**Problem statement:** Every line of the data that contains the string "with" must be copied.

**Data segment:**

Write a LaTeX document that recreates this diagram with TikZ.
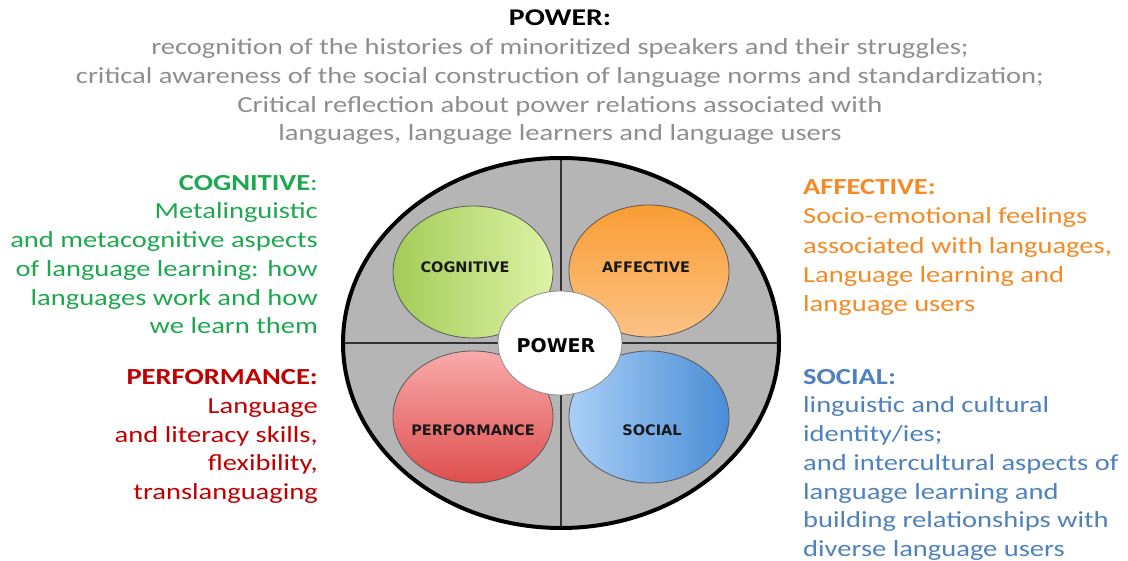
\documentclass[tikz,border=0pt]{standalone}
\usepackage{fontspec}
\setmainfont{Carlito}[FakeStretch=1.24]
\newfontfamily\lblfont{DejaVu Sans}
\usetikzlibrary{shapes.geometric}
\definecolor{greytxt}{HTML}{8E8E8E}
\definecolor{cogtxt}{HTML}{1DA84F}
\definecolor{perftxt}{HTML}{C00000}
\definecolor{afftxt}{HTML}{F48A24}
\definecolor{soctxt}{HTML}{4F81BD}
\definecolor{quad}{HTML}{B5B5B5}
\definecolor{cogA}{HTML}{A4CC58}
\definecolor{cogB}{HTML}{DDF3A6}
\definecolor{affA}{HTML}{F99D34}
\definecolor{affB}{HTML}{FCC285}
\definecolor{perfA}{HTML}{F9AAAA}
\definecolor{perfB}{HTML}{DF4E4E}
\definecolor{socA}{HTML}{AACFF7}
\definecolor{socB}{HTML}{4A8DD6}
\tikzset{
  petal/.style={ellipse, draw=black!65, line width=0.8pt, minimum width=160pt, minimum height=132pt, inner sep=0pt},
  petallbl/.style={font=\lblfont\bfseries\fontsize{14.5}{16}\selectfont, text=black!90, inner sep=0pt},
  sidetxt/.style={font=\fontsize{23}{28.7}\selectfont, inner sep=0pt},
}
\begin{document}
\begin{tikzpicture}[x=1pt,y=-1pt]
\useasboundingbox (0,0) rectangle (1128,561);
% title block
\node[font=\bfseries\fontsize{24}{29}\selectfont, inner sep=0pt] (title) at (560,18) {POWER:};
\node[sidetxt, text=greytxt, align=center, anchor=north] (powtxt) at (560,38.5)
 {recognition of the histories of minoritized speakers and their struggles;\\
  critical awareness of the social construction of language norms and standardization;\\
  Critical reflection about power relations associated with\\
  languages, language learners and language users};
% side blocks
\node[sidetxt, text=cogtxt, align=right, anchor=north east] (cogtxtn) at (318,175)
 {\textbf{COGNITIVE}:\\ Metalinguistic\\ and metacognitive aspects\\ of language learning: how\\ languages work and how\\ we learn them};
\node[sidetxt, text=perftxt, align=right, anchor=north east] (perftxtn) at (318,369.5)
 {\textbf{PERFORMANCE:}\\ Language\\ and literacy skills,\\ flexibility,\\ translanguaging};
\node[sidetxt, text=afftxt, align=left, anchor=north west, font=\fontsize{23}{29.2}\selectfont] (afftxtn) at (803,179.5)
 {\textbf{AFFECTIVE:}\\ Socio-emotional feelings\\ associated with languages,\\ Language learning and\\ language users};
\node[sidetxt, text=soctxt, align=left, anchor=north west] (soctxtn) at (803,369)
 {\textbf{SOCIAL:}\\ linguistic and cultural\\ identity/ies;\\ and intercultural aspects of\\ language learning and\\ building relationships with\\ diverse language users};
% outer ellipse
\node[ellipse, fill=quad, minimum width=436pt, minimum height=370pt, inner sep=0pt] (outer) at (561,343) {};
\draw[line width=2pt, black!80] (outer.north) -- (outer.south);
\draw[line width=2pt, black!80] (outer.west) -- (outer.east);
\node[ellipse, draw=black, line width=4pt, minimum width=436pt, minimum height=370pt, inner sep=0pt] (outerrim) at (561,343) {};
% petals
\node[petal, left color=cogA, right color=cogB] (cog) at (473,272) {};
\node[petal, top color=affA, bottom color=affB] (aff) at (649,271) {};
\node[petal, top color=perfA, bottom color=perfB] (perf) at (473,417) {};
\node[petal, left color=socA, right color=socB] (soc) at (649,417) {};
\node[petallbl] (coglbl) at (465,267) {COGNITIVE};
\node[petallbl] (afflbl) at (646,267) {AFFECTIVE};
\node[petallbl] (perflbl) at (473,430) {PERFORMANCE};
\node[petallbl] (soclbl) at (652,430) {SOCIAL};
% centre
\node[ellipse, fill=white, draw=black!45, line width=0.8pt, minimum width=124pt, minimum height=104pt, inner sep=0pt] (power) at (560,343) {};
\node[font=\lblfont\bfseries\fontsize{19}{21}\selectfont, inner sep=0pt] (powerlbl) at (556,346) {POWER};
\end{tikzpicture}
\end{document}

**Task answer:**
Write a LaTeX document that recreates this diagram with TikZ.
  Critical reflection about power relations associated with\\
 {\textbf{AFFECTIVE:}\\ Socio-emotional feelings\\ associated with languages,\\ Language learning and\\ language users};
 {\textbf{SOCIAL:}\\ linguistic and cultural\\ identity/ies;\\ and intercultural aspects of\\ language learning and\\ building relationships with\\ diverse language users};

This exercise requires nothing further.